Folge 1 trägt die Überschrift „Astoria“. Das im Jahre 1915 erbaute Hotel Astoria in Leipzig stellt einen glamourösen und auch düsteren Spielort für die akustische Schauergeschichte dar. Einst luxuriöses Zentrum des Nachtlebens steht das Gebäude seit fast zwei Jahrzehnten leer. Dieser für den ASPschen Kosmos ungewohnt konkrete, da real existierende Handlungsmittelpunkt erwacht buchstäblich wieder zum Leben und übernimmt eine zentrale Rolle im Geschehen, das in den einzelnen Liedern chronologisch und äußerst spannend dargelegt wird.
ASP hatten schon immer ein Faible für andere Medien neben dem Musikalischen. So gab es früh die schaurigen Comic-Geschichten um das kleine Monstermädchen „Garg“ und im Jahr 2008 mit dem Album „Zaubererbruder“ die Vertonung eines Märchens („Krabat“) von Ottfried Preußler.

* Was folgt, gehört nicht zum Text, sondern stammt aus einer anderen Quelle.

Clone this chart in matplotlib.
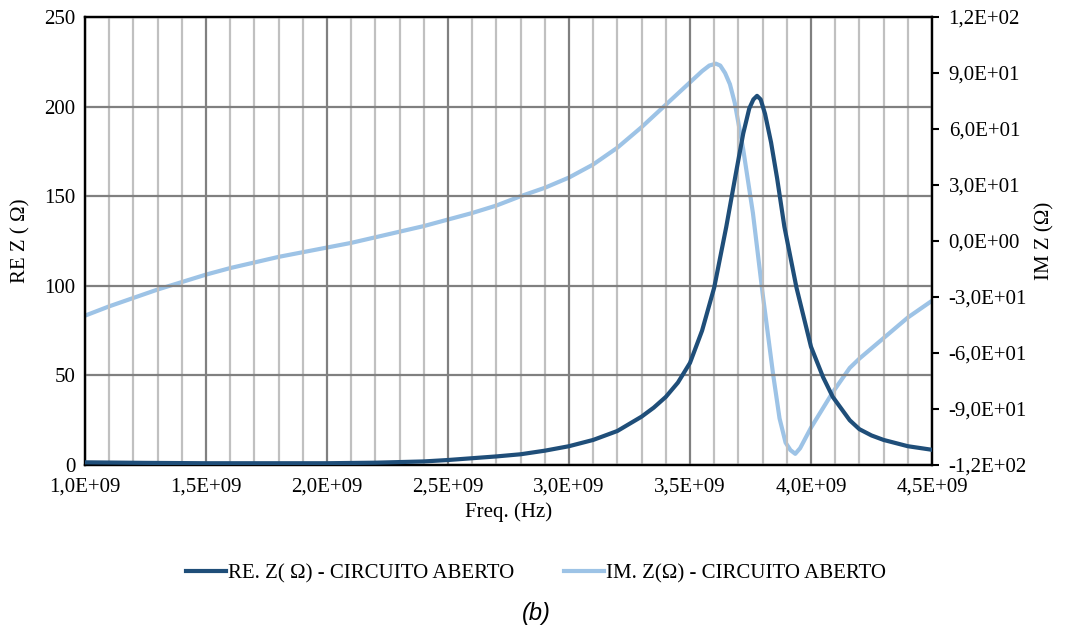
import matplotlib
matplotlib.use("Agg")
import matplotlib.pyplot as plt
from matplotlib.ticker import MultipleLocator, FuncFormatter
import math

# frequency (Hz) and real part of Z (ohm), left axis
freq_re = [1.0e9, 1.25e9, 1.5e9, 1.75e9, 2.0e9, 2.2e9, 2.4e9, 2.5e9, 2.6e9, 2.7e9,
           2.8e9, 2.9e9, 3.0e9, 3.1e9, 3.2e9, 3.3e9, 3.35e9, 3.4e9, 3.45e9, 3.5e9,
           3.55e9, 3.6e9, 3.65e9, 3.69e9, 3.72e9, 3.745e9, 3.762e9, 3.777e9, 3.792e9,
           3.81e9, 3.835e9, 3.86e9, 3.89e9, 3.94e9, 4.0e9, 4.05e9, 4.09e9, 4.16e9,
           4.2e9, 4.25e9, 4.3e9, 4.4e9, 4.5e9]
re_z = [1.5, 1.2, 1.0, 1.0, 1.0, 1.3, 2.0, 2.8, 3.8, 4.8,
        6.0, 8.0, 10.5, 14, 19, 27, 32, 38, 46, 57,
        75, 99, 133, 163, 185, 199, 204, 206, 204,
        196, 180, 160, 133, 99, 66, 49, 38, 25,
        20, 16.5, 14, 10.5, 8.5]

# frequency (Hz) and imaginary part of Z (ohm), right axis
freq_im = [1.0e9, 1.1e9, 1.2e9, 1.3e9, 1.4e9, 1.5e9, 1.6e9, 1.7e9, 1.8e9, 1.9e9,
           2.0e9, 2.1e9, 2.2e9, 2.3e9, 2.4e9, 2.5e9, 2.6e9, 2.7e9, 2.8e9, 2.9e9,
           3.0e9, 3.1e9, 3.2e9, 3.3e9, 3.4e9, 3.5e9, 3.55e9, 3.58e9, 3.607e9, 3.625e9,
           3.645e9, 3.665e9, 3.685e9, 3.72e9, 3.76e9, 3.8e9, 3.843e9, 3.87e9, 3.895e9,
           3.915e9, 3.935e9, 3.955e9, 4.0e9, 4.09e9, 4.16e9, 4.2e9, 4.3e9, 4.4e9, 4.5e9]
im_z = [-40, -35, -30.5, -26, -22, -18, -14.5, -11.5, -8.5, -6,
        -3.5, -1, 2, 5, 8, 11.5, 15, 19, 24, 28.5,
        34, 41, 50, 61, 73, 85, 91, 94, 95, 94,
        90, 84, 74, 49, 15, -28, -71, -95, -108,
        -112, -114, -111, -100, -81, -68, -63, -52, -41, -32]

re_label = "RE. Z( \u03a9) - CIRCUITO ABERTO"
im_label = "IM. Z(\u03a9) - CIRCUITO ABERTO"

dark = "#1f4e79"
light = "#9dc3e6"

plt.rcParams['font.family'] = ['Liberation Serif', 'DejaVu Serif']
plt.rcParams['font.size'] = 15


def sci_comma(v, pos=None):
    if v == 0:
        return "0,0E+00"
    e = int(math.floor(math.log10(abs(v)) + 1e-9))
    m = v / 10 ** e
    return ("%.1fE%+03d" % (m, e)).replace(".", ",")


fig = plt.figure(figsize=(10.66, 6.32), dpi=100)
ax1 = fig.add_axes([0.0797, 0.2642, 0.7946, 0.7089])
ax2 = ax1.twinx()

ax1.set_xlim(1.0e9, 4.5e9)
ax1.set_ylim(0, 250)
ax2.set_ylim(-120, 120)

ax1.xaxis.set_major_locator(MultipleLocator(0.5e9))
ax1.xaxis.set_minor_locator(MultipleLocator(0.1e9))
ax1.yaxis.set_major_locator(MultipleLocator(50))
ax2.yaxis.set_major_locator(MultipleLocator(30))
ax1.xaxis.set_major_formatter(FuncFormatter(sci_comma))
ax2.yaxis.set_major_formatter(FuncFormatter(sci_comma))

ax1.grid(True, which='minor', axis='x', color='#c0c0c0', lw=1.6)
ax1.grid(True, which='major', axis='x', color='#808080', lw=1.6)
ax1.grid(True, which='major', axis='y', color='#808080', lw=1.6)
ax1.set_axisbelow(True)

ax1.tick_params(axis='both', which='both', length=0, pad=7, labelsize=15)
ax1.tick_params(axis='x', pad=9)
ax2.tick_params(axis='y', length=5, width=1.5, direction='out', pad=7, labelsize=15)

for a in (ax1, ax2):
    for s in a.spines.values():
        s.set_linewidth(1.6)
        s.set_color('black')

l1, = ax1.plot(freq_re, re_z, color=dark, lw=3.0, label=re_label, zorder=3,
               solid_joinstyle='round')
l2, = ax2.plot(freq_im, im_z, color=light, lw=3.0, label=im_label, zorder=2,
               solid_joinstyle='round')
ax1.set_zorder(ax2.get_zorder() + 1)
ax1.patch.set_visible(False)

ax1.set_xlabel("Freq. (Hz)", fontsize=15, labelpad=4)
ax1.set_ylabel("RE Z ( \u03a9)", fontsize=15, labelpad=10)
ax2.set_ylabel("IM Z (\u03a9)", fontsize=15, rotation=90, labelpad=6)

fig.legend([l1, l2], [re_label, im_label], loc='center',
           bbox_to_anchor=(0.503, 0.093), ncol=2, frameon=False,
           handlelength=1.9, handletextpad=0.1, columnspacing=2.4,
           fontsize=15)

fig.text(0.503, 0.03, "(b)", fontsize=17, style='italic',
         family=['Liberation Sans', 'DejaVu Sans'], ha='center', va='center')

fig.savefig("out.png", dpi=100)
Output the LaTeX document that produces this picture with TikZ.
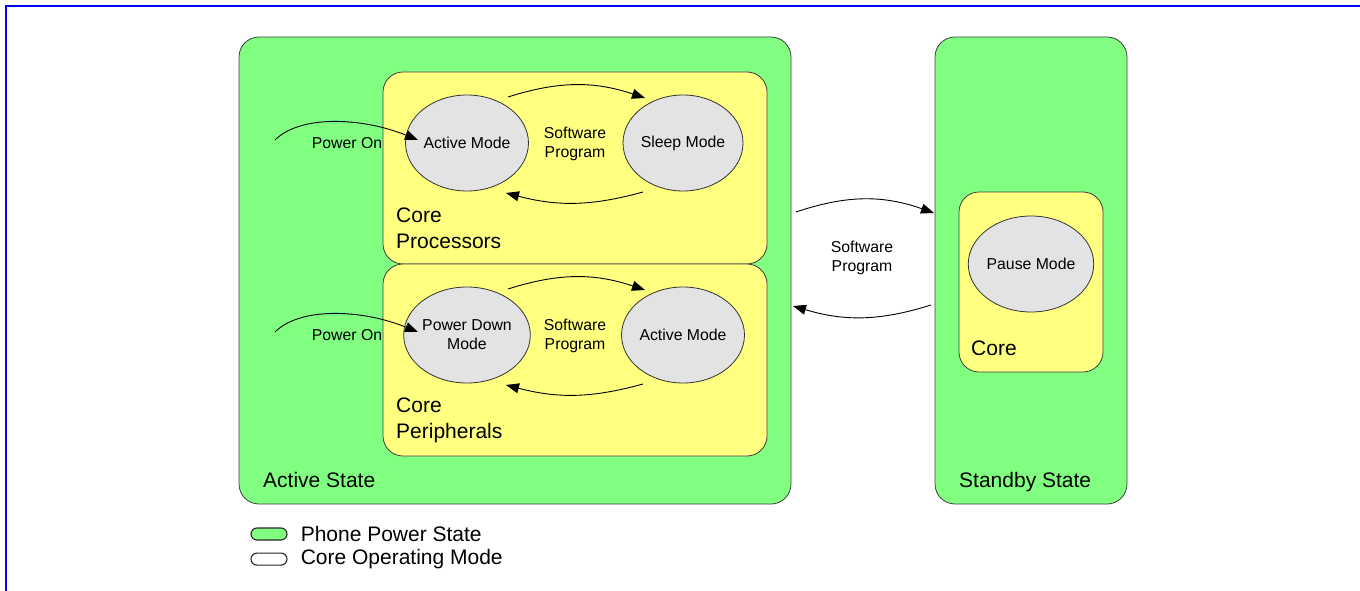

Musikalisch klingt das neue Werk „Verfallen“ gewohnt melodisch und zugleich morbide. Rock und Metal, aber auch Drone-Doom, Chansoneskes und sogar Tango-Elemente finden ihren Platz auf dem Album. Gothic Novel und Musik verbinden sich zu einer untrennbaren Einheit und entführen den Hörer in eine schaurig-schöne Fantasiewelt. Optisch umgesetzt werden die Horribilitäten im Hotel von Kult-Artworker Joachim Luetke, der zum Beispiel schon mit den Visualisierungen für Marilyn Manson Morbides salonfähig machte.
Damit wären wir auch beim Prunkstück des neuen Releases: nämlich einem Hardcoverbuch, das zwei CDs und ein dickes Booklet enthält. Im Booklet findet sich besagte Kurzgeschichte von Kai Meyer. Stilecht mit Schreibmaschine verfasst. Hinzu kommen einige Fotos und handschriftliche Texte, die auf alt getrimmt sind und dem Hintergrund der Story mehr Authentizität verleihen. Sehr schön, welche Mühe man sich da gemacht hat.
CD 2 hat übrigens nicht direkt mit der neuen Geschichte zu tun, dokumentiert aber die schon länger bestehende Zusammenarbeit zwischen ASP und Kai Meyer anhand eines Mitschnitts vom M‘era Luna Festival 2013. Meyer liest aus „Arkadien“ und „Die Alchimistin“, ASP illustrieren musikalisch.
Was soll man noch sagen dazu? Es ist wundervoll, mit welcher Akribie und Liebe zum Detail ASP ihre Geschichten umsetzen. Das war schon immer so, wird aber von Mal zu Mal besser. Ein solches Kleinod macht sich gut im Regal und es macht großen Spaß, der Geschichte auf den unterschiedlichen Ebenen zu folgen.